The whole consists of about sixty leaves chiefly in the handwriting of Southey and it contains ... productions by Lamb, one a sort of jeu d’esprit called “The Rhedycinian Barbers” on the hair-dressing of twelve young men of Christ Church College, and the other headed, “Dirge for Him Who Shall Deserve It.” This has no signature but the whole is in Lamb’s clear young hand, and it shows very plainly that he partook not only of the poetical but of the political feeling of the time.

The signatures are various, Erthuryo, Ryalto, Walter, and so forth, and at the end are four Love Elegies and a serious poem by Charles Lamb, entitled, “Living without God in the World.”

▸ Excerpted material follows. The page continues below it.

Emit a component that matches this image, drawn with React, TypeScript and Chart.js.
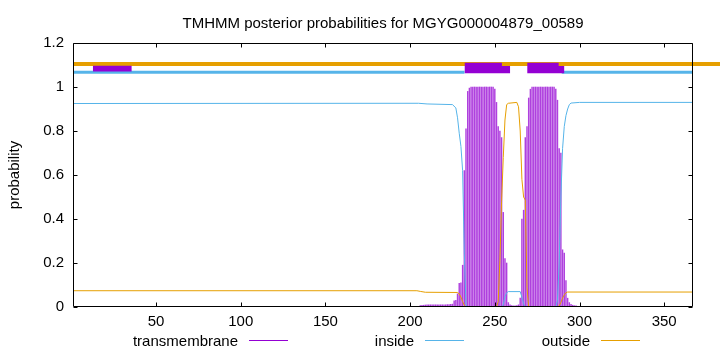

How many of these were printed elsewhere, or in Cottle’s “Anthology,” I do not know. I would willingly copy more did not my hand fail me.

J. P. C.



Twenty years later, in New York one day, George D. Smith asked me if I would care to buy an interesting volume of Southey MSS., and to my great surprise handed me the identical little quarto which Collier had many years before found so interesting that he had made excerpts from it. It might not have made such instant appeal to my recollection of my purchase in London had it not been for an inserted note, almost identical with the one on the loose slip in my Lamb volume, obviously in Collier’s “infirm” hand, repeating briefly what he had said on the loose sheets in my volumes at home.

Mr. Cosens, the former owner of the manuscripts, had added a note: “In 1798 or 1799 Charles Lamb contributed to the ‘Annual Anthology’ which a Mr. Cottle, a bookseller of Bristol, published jointly with Coleridge and Southey. This manuscript is partly in the handwriting of Southey and was formerly the property of Cottle of Bristol.”